Once the optimal rotation R_{v}^{(f)} is found via Singular Value Decomposition (SVD), we apply the rigid transformation to the vertex’s anchor position to obtain its final animated position:

\hat{\mathbf{v}}^{(f)}_{v}=R_{v}^{(f)}(\mathbf{v}^{a}_{v}-\boldsymbol{\mu}^{a}_{v})+\boldsymbol{\mu}^{(f)}_{v}.

Applying this transformation to all vertices yields the final animated mesh \hat{\mathcal{M}}_{f}=(\hat{\mathbf{V}}^{(f)},\mathcal{F}_{a}).

### D.3 User Study Details

To complement the geometric metrics reported in Sec.[5.1](https://arxiv.org/html/2605.19786#S5.SS1 "5.1 4D Mesh Generation ‣ 5 Experiments ‣ Fast 4D Mesh Generation by Spatio-Temporal Attention Chains"), we conducted a perceptual user study that directly compares our 4D mesh generation against ActionMesh[actionmesh](https://arxiv.org/html/2605.19786#bib.bib59), the strongest baseline in this setting.

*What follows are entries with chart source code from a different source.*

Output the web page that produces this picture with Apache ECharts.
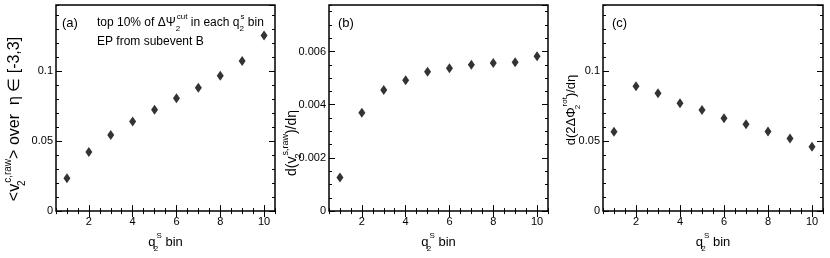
<!DOCTYPE html>
<html>
<head>
<meta charset="utf-8">
<script src="https://cdn.jsdelivr.net/npm/echarts@6/dist/echarts.min.js"></script>
<style>html,body{margin:0;padding:0;background:#fff}#c{width:830px;height:258px}</style>
</head>
<body>
<div id="c"></div>
<script>
// ---- data ----
const bins = [1, 2, 3, 4, 5, 6, 7, 8, 9, 10];
const v2cRaw = [0.0235, 0.0423, 0.0545, 0.0641, 0.0726, 0.0807, 0.0883, 0.0968, 0.1074, 0.1257];
const dv2sRaw = [0.00126, 0.00370, 0.00455, 0.00492, 0.00524, 0.00537, 0.00550, 0.00557, 0.00560, 0.00582];
const dPhiRot = [0.0568, 0.0894, 0.0843, 0.0772, 0.0724, 0.0664, 0.0621, 0.0570, 0.0519, 0.0460];
const xTickLabels = [2, 4, 6, 8, 10];

const FONT = '"Liberation Sans", Arial, Helvetica, sans-serif';
function rich(size) {
  const s = Math.round(size * 0.65);
  return {
    m: { fontSize: size, lineHeight: size + 8, fontFamily: FONT, color: '#000' },
    sb: { fontSize: s, lineHeight: s + 2, verticalAlign: 'bottom', width: 1, fontFamily: FONT, color: '#000' },
    sp: { fontSize: s, lineHeight: s + 2, verticalAlign: 'top', fontFamily: FONT, color: '#000' }
  };
}

const panels = [
  { grid: { left: 56, top: 5, width: 219, height: 214 }, yMax: 0.1475, yInt: 0.05, yMinor: 0.01, data: v2cRaw },
  { grid: { left: 329, top: 5, width: 219, height: 214 }, yMax: 0.00775, yInt: 0.002, yMinor: 0.0005, data: dv2sRaw },
  { grid: { left: 603, top: 5, width: 220, height: 214 }, yMax: 0.1475, yInt: 0.05, yMinor: 0.01, data: dPhiRot }
];

const grids = [], xAxes = [], yAxes = [], series = [];
const tickStyle = { color: '#000', width: 1 };
panels.forEach((p, i) => {
  grids.push(Object.assign({ show: true, borderColor: '#000', borderWidth: 1.5, backgroundColor: 'transparent' }, p.grid));
  const xBase = { gridIndex: i, type: 'value', min: 0.5, max: 10.5, interval: 0.5, axisLine: { show: false }, splitLine: { show: false } };
  const xi = xAxes.length;
  xAxes.push(Object.assign({}, xBase, {
    position: 'bottom',
    axisTick: { show: true, inside: true, length: 6, customValues: xTickLabels, lineStyle: tickStyle },
    axisLabel: { show: true, customValues: xTickLabels, margin: 5, color: '#000', fontSize: 11, fontFamily: FONT },
    name: '{m|q}{sb|2}{sp|S}{m| bin}', nameLocation: 'middle', nameGap: 17,
    nameTextStyle: { rich: rich(13) }
  }));
  xAxes.push(Object.assign({}, xBase, { position: 'bottom', axisTick: { inside: true, length: 3, lineStyle: tickStyle }, axisLabel: { show: false } }));
  xAxes.push(Object.assign({}, xBase, { position: 'top', axisTick: { inside: true, length: 6, customValues: xTickLabels, lineStyle: tickStyle }, axisLabel: { show: false } }));
  xAxes.push(Object.assign({}, xBase, { position: 'top', axisTick: { inside: true, length: 3, lineStyle: tickStyle }, axisLabel: { show: false } }));

  const yBase = { gridIndex: i, type: 'value', min: 0, max: p.yMax, axisLine: { show: false }, splitLine: { show: false } };
  const yi = yAxes.length;
  yAxes.push(Object.assign({}, yBase, {
    position: 'left', interval: p.yInt,
    axisTick: { inside: true, length: 6, lineStyle: tickStyle },
    axisLabel: { showMaxLabel: false, margin: 3, color: '#000', fontSize: 11, fontFamily: FONT }
  }));
  yAxes.push(Object.assign({}, yBase, { position: 'left', interval: p.yMinor, axisTick: { inside: true, length: 3, lineStyle: tickStyle }, axisLabel: { show: false } }));
  yAxes.push(Object.assign({}, yBase, { position: 'right', interval: p.yInt, axisTick: { inside: true, length: 6, lineStyle: tickStyle }, axisLabel: { show: false } }));
  yAxes.push(Object.assign({}, yBase, { position: 'right', interval: p.yMinor, axisTick: { inside: true, length: 3, lineStyle: tickStyle }, axisLabel: { show: false } }));

  series.push({
    type: 'scatter', xAxisIndex: xi, yAxisIndex: yi,
    symbol: 'diamond', symbolSize: [7, 10],
    itemStyle: { color: '#000' },
    data: bins.map((b, k) => [b, p.data[k]]),
    silent: true
  });
});

function txt(x, y, text, size, rot, align) {
  return {
    type: 'text', x: x, y: y, rotation: rot || 0, silent: true,
    style: { text: text, rich: rich(size), align: align || 'left', verticalAlign: 'middle', textAlign: align || 'left', textVerticalAlign: 'middle', fill: '#000' }
  };
}

const graphics = [
  txt(62, 23, '{m|(a)}', 13),
  txt(97, 23, '{m|top 10% of ΔΨ}{sb|2}{sp|cut}{m| in each q}{sb|2}{sp|s}{m| bin}', 12),
  txt(97, 42, '{m|EP from subevent B}', 12),
  txt(338, 23, '{m|(b)}', 13),
  txt(612, 23, '{m|(c)}', 13),
  txt(15, 119, '{m|<v}{sb|2}{sp|c,raw}{m|> over  η ∈ [-3,3]}', 16, Math.PI / 2, 'center'),
  txt(292, 143, '{m|d(v}{sb|2}{sp|s,raw}{m|)/dη}', 14, Math.PI / 2, 'center'),
  txt(571, 110, '{m|d(2ΔΦ}{sb|2}{sp|rot}{m|)/dη}', 13, Math.PI / 2, 'center')
];

const chart = echarts.init(document.getElementById('c'), null, { renderer: 'canvas' });
chart.setOption({
  animation: false,
  grid: grids,
  xAxis: xAxes,
  yAxis: yAxes,
  series: series,
  graphic: graphics
});
</script>
</body>
</html>
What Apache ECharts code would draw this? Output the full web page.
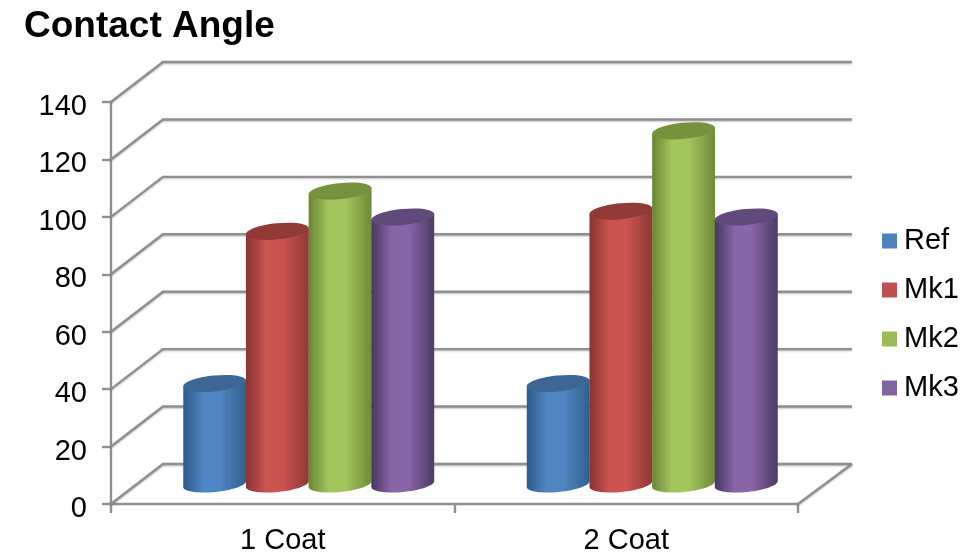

We randomly sampled 20 clips for the study and for each clip, both methods were run with their default settings on the same input frames; the resulting 4D meshes were rendered from the input camera and assembled into a single side-by-side video that places the two renderings next to the reference input. Each trial shows this triplet to the rater, with the left/right ordering of the two methods randomised per trial to remove positional bias, and asks: _“Which result better matches the reference video in terms of appearance and motion consistency (i.e., fewer temporal mesh distortions)?”_ The rater must pick exactly one of the two options. We recruited 100 independent raters, each judging all 20 clips, which yields 2{,}000 pairwise comparisons in total. Across this entire pool, 85\% of the judgments favour our method, and the preference is consistent across clips and categories. This perceptual margin mirrors the quantitative findings of Tab.[1](https://arxiv.org/html/2605.19786#S5.T1 "Table 1 ‣ 5.1 4D Mesh Generation ‣ 5 Experiments ‣ Fast 4D Mesh Generation by Spatio-Temporal Attention Chains"): our renderings exhibit sharper geometry, more accurate silhouette alignment with the input view, and noticeably fewer temporal jitters and mesh distortions than ActionMesh.